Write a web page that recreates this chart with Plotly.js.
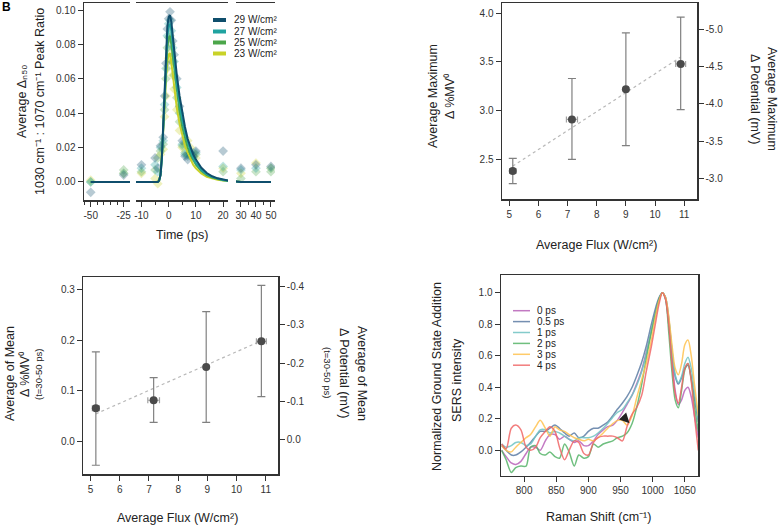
<!DOCTYPE html>
<html><head><meta charset="utf-8">
<script src="https://cdn.plot.ly/plotly-3.0.1.min.js"></script>
<style>html,body{margin:0;padding:0;background:#fff}#c{width:779px;height:526px}</style>
</head><body><div id="c"></div>
<script>
// ---------- Panel A data ----------
const aNames = ['29 W/cm²','27 W/cm²','25 W/cm²','23 W/cm²'];
const aColors = ['#0f4e6c','#20a3a0','#4ca64a','#c9d228'];
const aTime = [-50,-25,-10,-5,-4,-3,-2,-1.5,-1,-0.5,0,0.5,1,1.5,2,3,4,5,6,7,8,9,10,20,30,40,50];
const a29 = [-0.006,0.004,0.010,0.014,0.008,0.021,0.026,0.050,0.069,0.089,0.095,0.099,0.094,0.082,0.074,0.060,0.044,0.024,0.015,0.013,0.017,0.015,0.018,0.018,0.008,0.010,0.009];
const a27 = [0.000,0.005,0.008,0.010,0.006,0.020,0.024,0.045,0.066,0.085,0.092,0.094,0.088,0.078,0.070,0.055,0.040,0.022,0.016,0.015,0.016,0.014,0.017,0.009,0.007,0.008,0.008];
const a25 = [0.000,0.007,0.006,0.007,0.014,0.018,0.022,0.042,0.060,0.078,0.084,0.085,0.080,0.070,0.062,0.049,0.035,0.021,0.017,0.016,0.015,0.017,0.016,0.006,0.002,0.006,0.006];
const a23 = [0.001,0.005,0.005,0.002,-0.001,0.016,0.019,0.038,0.050,0.066,0.072,0.075,0.070,0.062,0.054,0.042,0.030,0.020,0.022,0.024,0.020,0.015,0.014,0.008,0.005,0.011,0.008];
const fitTime = [-50,-4,-3.5,-3,-2.5,-2,-1.5,-1,-0.5,0,0.5,1,1.5,2,2.5,3,4,5,6,7,8,9,10,12,14,16,18,20,22,30,50];
const fit29 = [0,0,0.0008,0.004,0.014,0.033,0.056,0.076,0.090,0.096,0.097,0.093,0.085,0.077,0.069,0.062,0.050,0.040,0.032,0.025,0.020,0.016,0.013,0.0082,0.0052,0.0033,0.0021,0.0013,0.0008,0,0];
const fit27 = [0,0,0.0008,0.004,0.014,0.032,0.053,0.072,0.085,0.091,0.092,0.088,0.080,0.072,0.064,0.057,0.046,0.036,0.029,0.023,0.018,0.014,0.011,0.007,0.0045,0.0028,0.0018,0.0011,0.0007,0,0];
const fit25 = [0,0,0.0008,0.004,0.014,0.030,0.049,0.066,0.078,0.084,0.085,0.080,0.073,0.065,0.058,0.052,0.041,0.032,0.026,0.020,0.016,0.013,0.010,0.0063,0.004,0.0025,0.0016,0.001,0.0006,0,0];
const fit23 = [0,0,0.001,0.005,0.016,0.032,0.047,0.060,0.070,0.074,0.075,0.070,0.063,0.056,0.049,0.043,0.034,0.027,0.021,0.017,0.013,0.010,0.008,0.005,0.003,0.002,0.0012,0.0008,0.0005,0,0];
const aYTicks = [0,0.02,0.04,0.06,0.08,0.10];
const aYTickText = ['0.00','0.02','0.04','0.06','0.08','0.10'];

// ---------- Panel B data ----------
const bFlux = [5.12,7.15,9.0,10.88];
const bFluxErr = [0.11,0.19,0.05,0.17];
const bMax = [2.38,2.91,3.22,3.48];
const bUpper = [2.51,3.33,3.80,3.96];
const bLower = [2.25,2.50,2.64,3.01];
const bFitX = [5.12,10.88];
const bFitY = [2.43,3.55];
const bRightTicks = [-5.0,-4.5,-4.0,-3.5,-3.0];
const bRightText = ['-5.0','-4.5','-4.0','-3.5','-3.0'];

// ---------- Panel C data ----------
const cFlux = [5.18,7.16,8.96,10.85];
const cFluxErr = [0.12,0.2,0.04,0.17];
const cMean = [0.065,0.081,0.147,0.198];
const cUpper = [0.177,0.126,0.257,0.309];
const cLower = [-0.048,0.037,0.037,0.088];
const cFitX = [5.18,10.85];
const cFitY = [0.054,0.199];
const cRightTicks = [0,-0.1,-0.2,-0.3,-0.4];
const cRightText = ['0.0','-0.1','-0.2','-0.3','-0.4'];

// ---------- Panel D data ----------
const dNames = ['0 ps','0.5 ps','1 ps','2 ps','3 ps','4 ps'];
const dColors = ['#b862b8','#5d7ca4','#6fc3c3','#56b468','#ffc24f','#f06666'];
const dShift = [765,772,780,787,795,803,810,818,825,833,840,848,855,863,870,878,885,893,900,908,915,923,930,938,945,953,960,968,975,983,990,998,1005,1010,1015,1020,1025,1030,1035,1040,1045,1050,1055,1060,1065,1071];
const d0 = [0.0,-0.04,-0.08,-0.09,-0.07,-0.02,0.02,0.02,0.0,0.06,0.10,0.10,0.07,0.09,0.07,0.05,0.06,0.03,0.03,0.06,0.10,0.13,0.15,0.16,0.19,0.24,0.29,0.35,0.42,0.51,0.62,0.76,0.89,0.96,1.0,0.96,0.80,0.58,0.38,0.29,0.32,0.38,0.40,0.34,0.22,0.08];
const d05 = [0.03,0.0,-0.03,-0.03,-0.01,0.02,0.05,0.09,0.12,0.12,0.14,0.16,0.14,0.11,0.09,0.11,0.08,0.09,0.12,0.14,0.14,0.16,0.18,0.22,0.26,0.30,0.34,0.40,0.47,0.56,0.66,0.80,0.91,0.97,1.0,0.97,0.83,0.63,0.47,0.42,0.46,0.52,0.54,0.46,0.33,0.18];
const d1 = [0.04,0.02,0.03,0.05,0.05,0.03,0.04,0.09,0.13,0.13,0.11,0.12,0.11,0.09,0.07,0.06,0.08,0.08,0.08,0.09,0.11,0.14,0.17,0.21,0.24,0.26,0.30,0.35,0.41,0.50,0.61,0.76,0.88,0.95,1.0,0.97,0.84,0.64,0.48,0.43,0.47,0.55,0.59,0.52,0.37,0.20];
const d2 = [0.0,-0.06,-0.14,-0.11,-0.10,-0.10,0.02,0.03,-0.02,-0.03,-0.01,-0.04,-0.05,0.04,-0.01,-0.10,-0.03,-0.05,-0.04,0.04,0.02,0.04,0.05,0.06,0.08,0.09,0.11,0.17,0.27,0.42,0.58,0.75,0.88,0.96,1.0,0.96,0.75,0.50,0.32,0.27,0.38,0.51,0.55,0.45,0.28,0.12];
const d3 = [0.03,0.0,-0.01,0.02,0.05,0.08,0.10,0.15,0.19,0.14,0.09,0.15,0.13,0.12,0.10,0.08,0.07,0.06,0.07,0.06,0.08,0.11,0.14,0.17,0.19,0.19,0.16,0.22,0.33,0.45,0.55,0.70,0.86,0.95,1.0,0.97,0.85,0.67,0.52,0.48,0.55,0.67,0.70,0.60,0.42,0.22];
const d4 = [0.04,0.01,0.14,0.16,0.13,0.02,0.0,0.02,0.08,0.12,0.15,0.12,0.02,-0.06,0.0,0.06,0.05,-0.02,-0.03,0.05,0.08,0.09,0.09,0.09,0.08,0.06,0.15,0.23,0.27,0.35,0.50,0.66,0.82,0.93,1.0,0.96,0.80,0.55,0.36,0.30,0.40,0.52,0.55,0.44,0.22,0.0];
const dArrowFrom = [949,0.235];
const dArrowTo = [964,0.172];

// ---------- helpers ----------
const W = 779, H = 526;
const px = v => v / W;
const py = v => 1 - v / H;
const FONT = 'Liberation Sans, Arial, sans-serif';
const INK = '#333';
const base = {showline:true, linecolor:INK, linewidth:1.5, ticks:'outside', ticklen:5, tickwidth:1, tickcolor:INK,
  showgrid:false, zeroline:false, tickfont:{size:10, color:INK, family:FONT}, fixedrange:true};

const traces = [];
const aVals = [a29,a27,a25,a23];
const aFits = [fit29,fit27,fit25,fit23];
const segs = ['x','x2','x3'];
for (let i = 3; i >= 0; i--) {
  segs.forEach(xa => {
    traces.push({x:aTime, y:aVals[i], xaxis:xa, yaxis:'y', mode:'markers', type:'scatter', showlegend:false,
      marker:{symbol:'diamond', size:7.5, color:aColors[i], opacity:0.3}});
  });
}
for (let i = 3; i >= 0; i--) {
  segs.forEach(xa => {
    traces.push({x:fitTime, y:aFits[i], xaxis:xa, yaxis:'y', mode:'lines', type:'scatter', showlegend:false,
      line:{color:aColors[i], width:2}});
  });
}
traces.push({x:bFitX, y:bFitY, xaxis:'x4', yaxis:'y4', mode:'lines', showlegend:false,
  line:{color:'#b8b8b8', width:1.2, dash:'3px,3px'}});
traces.push({x:bFlux, y:bMax, xaxis:'x4', yaxis:'y4', mode:'markers', showlegend:false,
  marker:{color:'#4a4a4a', size:8},
  error_y:{type:'data', symmetric:false, array:bUpper.map((u,i)=>u-bMax[i]), arrayminus:bLower.map((l,i)=>bMax[i]-l), color:'#808080', thickness:1.2, width:4},
  error_x:{type:'data', array:bFluxErr, color:'#a0a0a0', thickness:1.2, width:3}});
traces.push({x:[], y:[], xaxis:'x4', yaxis:'y5', mode:'markers', showlegend:false});
traces.push({x:cFitX, y:cFitY, xaxis:'x6', yaxis:'y6', mode:'lines', showlegend:false,
  line:{color:'#b8b8b8', width:1.2, dash:'3px,3px'}});
traces.push({x:cFlux, y:cMean, xaxis:'x6', yaxis:'y6', mode:'markers', showlegend:false,
  marker:{color:'#4a4a4a', size:8},
  error_y:{type:'data', symmetric:false, array:cUpper.map((u,i)=>u-cMean[i]), arrayminus:cLower.map((l,i)=>cMean[i]-l), color:'#808080', thickness:1.2, width:4},
  error_x:{type:'data', array:cFluxErr, color:'#a0a0a0', thickness:1.2, width:3}});
traces.push({x:[], y:[], xaxis:'x6', yaxis:'y7', mode:'markers', showlegend:false});
const dVals = [d0,d05,d1,d2,d3,d4];
dVals.forEach((v,i) => traces.push({x:dShift, y:v, xaxis:'x8', yaxis:'y8', mode:'lines', name:dNames[i], showlegend:false,
  line:{color:dColors[i], width:1.5, shape:'spline', smoothing:0.8}, opacity:0.85}));

const ann = [];
function txt(text, x, y, angle, size, extra) {
  ann.push(Object.assign({text:text, xref:'paper', yref:'paper', x:px(x), y:py(y), showarrow:false,
    textangle:angle||0, font:{family:FONT, size:size||12.5, color:'#222'}, xanchor:'center', yanchor:'middle'}, extra||{}));
}
txt('<b>B</b>', 6, 7, 0, 12, {font:{family:FONT, size:12, color:'#000'}});
txt('Average Δₙ₅₀', 22, 102, -90);
txt('1030 cm⁻¹ : 1070 cm⁻¹ Peak Ratio', 40, 102, -90);
txt('Time (ps)', 182, 235, 0);
txt('Average Maximum', 433, 96, -90);
txt('Δ %MV⁰', 450, 96, -90);
txt('Average Maximum', 772, 99, 90);
txt('Δ Potential (mV)', 755, 99, 90);
txt('Average Flux (W/cm²)', 596, 245, 0);
txt('Average of Mean', 10, 374, -90);
txt('Δ %MV⁰', 25, 374, -90);
txt('(t=30-50 ps)', 38, 374, -90, 9.5);
txt('Average of Mean', 362, 373, 90);
txt('Δ Potential (mV)', 344, 373, 90);
txt('(t=30-50 ps)', 328, 373, 90, 9.5);
txt('Average Flux (W/cm²)', 177, 518, 0);
txt('Normalized Ground State Addition', 437, 377, -90);
txt('SERS intensity', 457, 380, -90);
txt('Raman Shift (cm⁻¹)', 598, 517, 0);
ann.push({xref:'x8', yref:'y8', axref:'x8', ayref:'y8', x:dArrowTo[0], y:dArrowTo[1], ax:dArrowFrom[0], ay:dArrowFrom[1],
  showarrow:true, arrowhead:2, arrowsize:2, arrowwidth:1, arrowcolor:'#222', text:' ', font:{size:10}});

const shapes = [];
const aLegY = [20, 31.5, 42.5, 53.5];
aNames.forEach((n,i) => {
  shapes.push({type:'line', xref:'paper', yref:'paper', x0:px(213), x1:px(226), y0:py(aLegY[i]), y1:py(aLegY[i]), line:{color:aColors[i], width:4}});
  txt(n, 232, aLegY[i], 0, 10, {xanchor:'left'});
});
const dLegY = [310.7, 321.6, 332.5, 343.4, 354.3, 365.2];
dNames.forEach((n,i) => {
  shapes.push({type:'line', xref:'paper', yref:'paper', x0:px(513), x1:px(530), y0:py(dLegY[i]), y1:py(dLegY[i]), line:{color:dColors[i], width:1.5}, opacity:0.85});
  txt(n, 535, dLegY[i], 0, 10, {xanchor:'left'});
});

const layout = {
  width:W, height:H, margin:{l:0,r:0,t:0,b:0}, paper_bgcolor:'#fff', plot_bgcolor:'rgba(0,0,0,0)',
  font:{family:FONT, color:INK}, showlegend:false,
  xaxis:Object.assign({}, base, {domain:[px(84),px(130)], range:[-55.1,-20.2], anchor:'y', mirror:true,
    tickvals:[-50,-25], ticktext:['-50','-25'], minor:{dtick:5, tick0:0, ticks:'outside', ticklen:3, tickcolor:INK}}),
  xaxis2:Object.assign({}, base, {domain:[px(136),px(228)], range:[-12,21.8], anchor:'y', mirror:true,
    tickvals:[-10,0,10,20], ticktext:['-10','0','10','20'], minor:{dtick:5, tick0:0, ticks:'outside', ticklen:3, tickcolor:INK}}),
  xaxis3:Object.assign({}, base, {domain:[px(236),px(275)], range:[26.7,52.7], anchor:'y', mirror:true,
    tickvals:[30,40,50], ticktext:['30','40','50'], minor:{dtick:5, tick0:0, ticks:'outside', ticklen:3, tickcolor:INK}}),
  yaxis:Object.assign({}, base, {domain:[py(200),py(3)], range:[-0.0105,0.1041], anchor:'x', tickvals:aYTicks, ticktext:aYTickText}),
  xaxis4:Object.assign({}, base, {domain:[px(502),px(697)], range:[4.75,11.44], anchor:'y4', mirror:true, dtick:1}),
  yaxis4:Object.assign({}, base, {domain:[py(199),py(3)], range:[2.092,4.106], anchor:'x4', dtick:0.5, tickformat:'.1f'}),
  yaxis5:Object.assign({}, base, {overlaying:'y4', side:'right', anchor:'x4', range:[-2.722,-5.353], tickvals:bRightTicks, ticktext:bRightText}),
  xaxis6:Object.assign({}, base, {domain:[px(83.3),px(278.3)], range:[4.75,11.43], anchor:'y6', mirror:true, dtick:1}),
  yaxis6:Object.assign({}, base, {domain:[py(474.3),py(277.3)], range:[-0.066,0.325], anchor:'x6', dtick:0.1, tickformat:'.1f'}),
  yaxis7:Object.assign({}, base, {overlaying:'y6', side:'right', anchor:'x6', range:[0.0917,-0.4246], tickvals:cRightTicks, ticktext:cRightText}),
  xaxis8:Object.assign({}, base, {domain:[px(501),px(698.3)], range:[764,1071], anchor:'y8', mirror:true, dtick:50}),
  yaxis8:Object.assign({}, base, {domain:[py(475.7),py(275)], range:[-0.161,1.112], anchor:'x8', mirror:true, dtick:0.2, tickformat:'.1f'}),
  annotations:ann, shapes:shapes
};
Plotly.newPlot('c', traces, layout, {staticPlot:true, displayModeBar:false});
</script></body></html>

****

Your task
Restate, line by line and word for word, everything from the top of the material through the line that contains "const aYTickText = ['0.00','0.02','0.04','0.06','0.08','0.10'];". Leave pictures out.

Answer to the problem
Write a web page that recreates this chart with Plotly.js.
<!DOCTYPE html>
<html><head><meta charset="utf-8">
<script src="https://cdn.plot.ly/plotly-3.0.1.min.js"></script>
<style>html,body{margin:0;padding:0;background:#fff}#c{width:779px;height:526px}</style>
</head><body><div id="c"></div>
<script>
// ---------- Panel A data ----------
const aNames = ['29 W/cm²','27 W/cm²','25 W/cm²','23 W/cm²'];
const aColors = ['#0f4e6c','#20a3a0','#4ca64a','#c9d228'];
const aTime = [-50,-25,-10,-5,-4,-3,-2,-1.5,-1,-0.5,0,0.5,1,1.5,2,3,4,5,6,7,8,9,10,20,30,40,50];
const a29 = [-0.006,0.004,0.010,0.014,0.008,0.021,0.026,0.050,0.069,0.089,0.095,0.099,0.094,0.082,0.074,0.060,0.044,0.024,0.015,0.013,0.017,0.015,0.018,0.018,0.008,0.010,0.009];
const a27 = [0.000,0.005,0.008,0.010,0.006,0.020,0.024,0.045,0.066,0.085,0.092,0.094,0.088,0.078,0.070,0.055,0.040,0.022,0.016,0.015,0.016,0.014,0.017,0.009,0.007,0.008,0.008];
const a25 = [0.000,0.007,0.006,0.007,0.014,0.018,0.022,0.042,0.060,0.078,0.084,0.085,0.080,0.070,0.062,0.049,0.035,0.021,0.017,0.016,0.015,0.017,0.016,0.006,0.002,0.006,0.006];
const a23 = [0.001,0.005,0.005,0.002,-0.001,0.016,0.019,0.038,0.050,0.066,0.072,0.075,0.070,0.062,0.054,0.042,0.030,0.020,0.022,0.024,0.020,0.015,0.014,0.008,0.005,0.011,0.008];
const fitTime = [-50,-4,-3.5,-3,-2.5,-2,-1.5,-1,-0.5,0,0.5,1,1.5,2,2.5,3,4,5,6,7,8,9,10,12,14,16,18,20,22,30,50];
const fit29 = [0,0,0.0008,0.004,0.014,0.033,0.056,0.076,0.090,0.096,0.097,0.093,0.085,0.077,0.069,0.062,0.050,0.040,0.032,0.025,0.020,0.016,0.013,0.0082,0.0052,0.0033,0.0021,0.0013,0.0008,0,0];
const fit27 = [0,0,0.0008,0.004,0.014,0.032,0.053,0.072,0.085,0.091,0.092,0.088,0.080,0.072,0.064,0.057,0.046,0.036,0.029,0.023,0.018,0.014,0.011,0.007,0.0045,0.0028,0.0018,0.0011,0.0007,0,0];
const fit25 = [0,0,0.0008,0.004,0.014,0.030,0.049,0.066,0.078,0.084,0.085,0.080,0.073,0.065,0.058,0.052,0.041,0.032,0.026,0.020,0.016,0.013,0.010,0.0063,0.004,0.0025,0.0016,0.001,0.0006,0,0];
const fit23 = [0,0,0.001,0.005,0.016,0.032,0.047,0.060,0.070,0.074,0.075,0.070,0.063,0.056,0.049,0.043,0.034,0.027,0.021,0.017,0.013,0.010,0.008,0.005,0.003,0.002,0.0012,0.0008,0.0005,0,0];
const aYTicks = [0,0.02,0.04,0.06,0.08,0.10];
const aYTickText = ['0.00','0.02','0.04','0.06','0.08','0.10'];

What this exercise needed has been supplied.